Contrary to Hochul’s stated plan, bail reform rollbacks apply to low level offenses
The state budget includes removing the “least restrictive” standard for all offenses – not just bail-eligible offenses.
Tension over further rollbacks to the 2019 bail reform law was one of the most controversial sticking points of budget negotiations between the governor and legislative leaders this year. In the end, Gov. Kathy Hochul succeeded in eliminating the requirement that judges impose the “least restrictive means” to ensure defendants’ return to court when setting bail. From now on, judges will only have to “consider the kind and degree of control or restriction necessary to reasonably assure” a defendant’s return to court.
The Legislature introduced the revised budget language about bail on Monday night, which removed the least restrictive standard for all offenses – not just serious felonies eligible for bail. “What we're looking to give is the courts more autonomy in deciding the conditions for the kind of degree of control that is necessary to return to the court,” Hochul told reporters on Tuesday.
The removal of the “least restrictive means” standard for non-bail-eligible offenses represented something of a shift for Hochul. She had previously pledged that any changes to the bail laws would only impact people accused of more serious crimes, not lower-level offenses. Her initial executive budget proposal left in place the “least restrictive means” standard for those lower-level offenses.
According to the governor, the change is meant to allow more defendants to access pretrial services including substance use. “This was what was not happening – we weren’t having people being sent to programs that would help them rehabilitate,” Hochul said. To get people more pretrial services, she argued that judges needed greater discretion in all cases, not just when setting bail.
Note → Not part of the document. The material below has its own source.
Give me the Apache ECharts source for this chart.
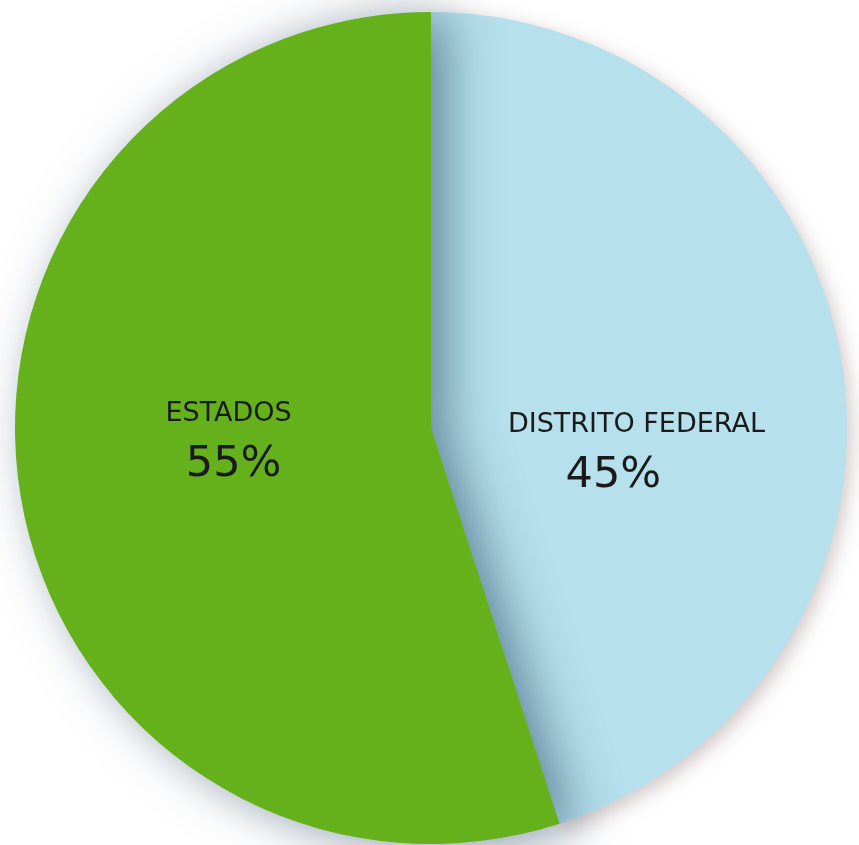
<!DOCTYPE html>
<html>
<head>
<meta charset="utf-8">
<script src="https://cdn.jsdelivr.net/npm/echarts@6/dist/echarts.min.js"></script>
<style>
  html, body { margin: 0; padding: 0; background: #ffffff; }
  #chart { width: 859px; height: 845px; }
</style>
</head>
<body>
<div id="chart"></div>
<script>
// Share of the total by destination
const categories = ['DISTRITO FEDERAL', 'ESTADOS'];
const shares = [45, 55];
const sliceColors = ['#b6e0ec', '#64b11c'];

// Per-slice label placement and slice shading
const labelOffsets = [[-3, 58], [6, -19]];
const percentPadding = [[0, 46, 0, 0], [0, 0, 0, 10]];
const sliceShadows = [
  { shadowColor: 'rgba(120,90,90,0.35)', shadowBlur: 20, shadowOffsetX: 4, shadowOffsetY: 6 },
  { shadowColor: 'rgba(20,50,80,0.5)', shadowBlur: 50, shadowOffsetX: 16, shadowOffsetY: 4 }
];

const textColor = '#1a1a1a';
const chart = echarts.init(document.getElementById('chart'), null, { renderer: 'canvas' });

const data = categories.map((name, i) => ({
  name: name,
  value: shares[i],
  itemStyle: Object.assign({ color: sliceColors[i] }, sliceShadows[i]),
  label: {
    offset: labelOffsets[i],
    rich: {
      n: { fontFamily: 'DejaVu Sans', fontSize: 27, color: textColor, lineHeight: 46, align: 'center' },
      p: { fontFamily: 'DejaVu Sans', fontSize: 43, color: textColor, lineHeight: 56, align: 'center', padding: percentPadding[i] }
    }
  }
}));

chart.setOption({
  animation: false,
  backgroundColor: '#ffffff',
  series: [{
    type: 'pie',
    center: [431, 428],
    radius: [0, 416],
    startAngle: 90,
    clockwise: true,
    data: data,
    label: {
      show: true,
      position: 'inside',
      formatter: p => '{n|' + p.name + '}\n{p|' + p.value + '%}'
    },
    labelLine: { show: false },
    emphasis: { disabled: true }
  }]
});
</script>
</body>
</html>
The new language in the bail law makes explicit reference to different types of services that a judge can direct a defendant to when determining non-monetary conditions, including “mental health and chemical dependence treatment.” It also allows judges to send defendants to a “crisis stabilization center.”
But Eli Northrup, the policy director of the Criminal Defense Practice at the Bronx Defenders, called the change “a solution in search of a problem.” He argued that judges already have discretion under the existing law to grant defendants access to pretrial services and that the proposed changes will only complicate matters further.
The state is expected to provide $20 million in funding for nonprofit and government-operated programs providing pretrial services and supervision as part of the final state budget. However, pretrial services such as supervised release programs have struggled to keep up with increased demands since the elimination of bail in most criminal cases.
Asked about the agreed-upon changes to the bail law, specifically the shift to remove the “least restrictive” standard for all offenses, Assembly Speaker Carl Heastie said that he did not believe the governor’s position had changed. (It’s unclear whether this is actually the case; Hochul’s original proposal explicitly left non-bail eligible offenses alone, although Northrup said it was poorly written and led to some confusion over the scope of her plan.)
Heastie described the tweaks to the bail law as relatively minor, especially in light of changes Hochul originally sought. “When you look at the words ‘least restrictive’ versus ‘degree and control,’ even some of the defense groups didn’t think that that was the toughest part of what she was requesting,” Heastie said.
As City & State previously reported, the governor initially proposed entirely removing the language specifying that judges may only set cash bail to ensure a defendant’s return to court, which could have allowed judges to jail people they considered “dangerous” even if doing so was not necessary to ensure their return to court. Legal experts warned that this would fundamentally change the definition of bail and enable judges to lock up more people before trial.
Heastie also expressed optimism that new data collection requirements about pretrial detention will help better inform discussions around bail in the future. “Part of this is having data collected to keep track of these changes so we don’t have to keep making these decisions every year, blaming bail for everything,” Heastie said. Under the new budget proposal, the chief administrator of the court system must produce a monthly report on the data collected about pretrial detention.
In an interview with City & State, New York Civil Liberties Union Policy Counsel Jared Trujillo said the changes to the state’s bail laws and the process for making changes were problematic. “The budget process did not need to be this secretive. With this budget, the legislature is expected to vote on this at any moment and no one really saw the language,” Trujillo said, while asserting the governor always intended to remove the “least restrictive means” standard for all offenses.
Last week, the New York Civil Liberties Union also issued a statement condemning the changes, while alleging the governor had prioritized “fear over facts” with the changes to bail reform this year. Many other criminal justice reform groups put out similar statements condemning the changes, with some calling on lawmakers to vote “no” on the bill containing the bail language.
The revised bail language is the culmination of more than a month of sometimes tense budget negotiations. Hochul initially drew a line in the sand in negotiation on bail reform. Hochul and the legislative leaders came to a conceptual agreement on bail reform last week, confirming City & State’s reporting on the tentative agreement that involved removing the “least restrictive standard”. “It gives judges more discretion they need to hold violent criminals accountable while still holding a commitment to a justice that is fair and accessible to all,” Hochul said of the changes to the bail law, during a press conference. The governor also cited media coverage of violence as one of her motivators for wanting to implement rollbacks to the state’s bail reform laws.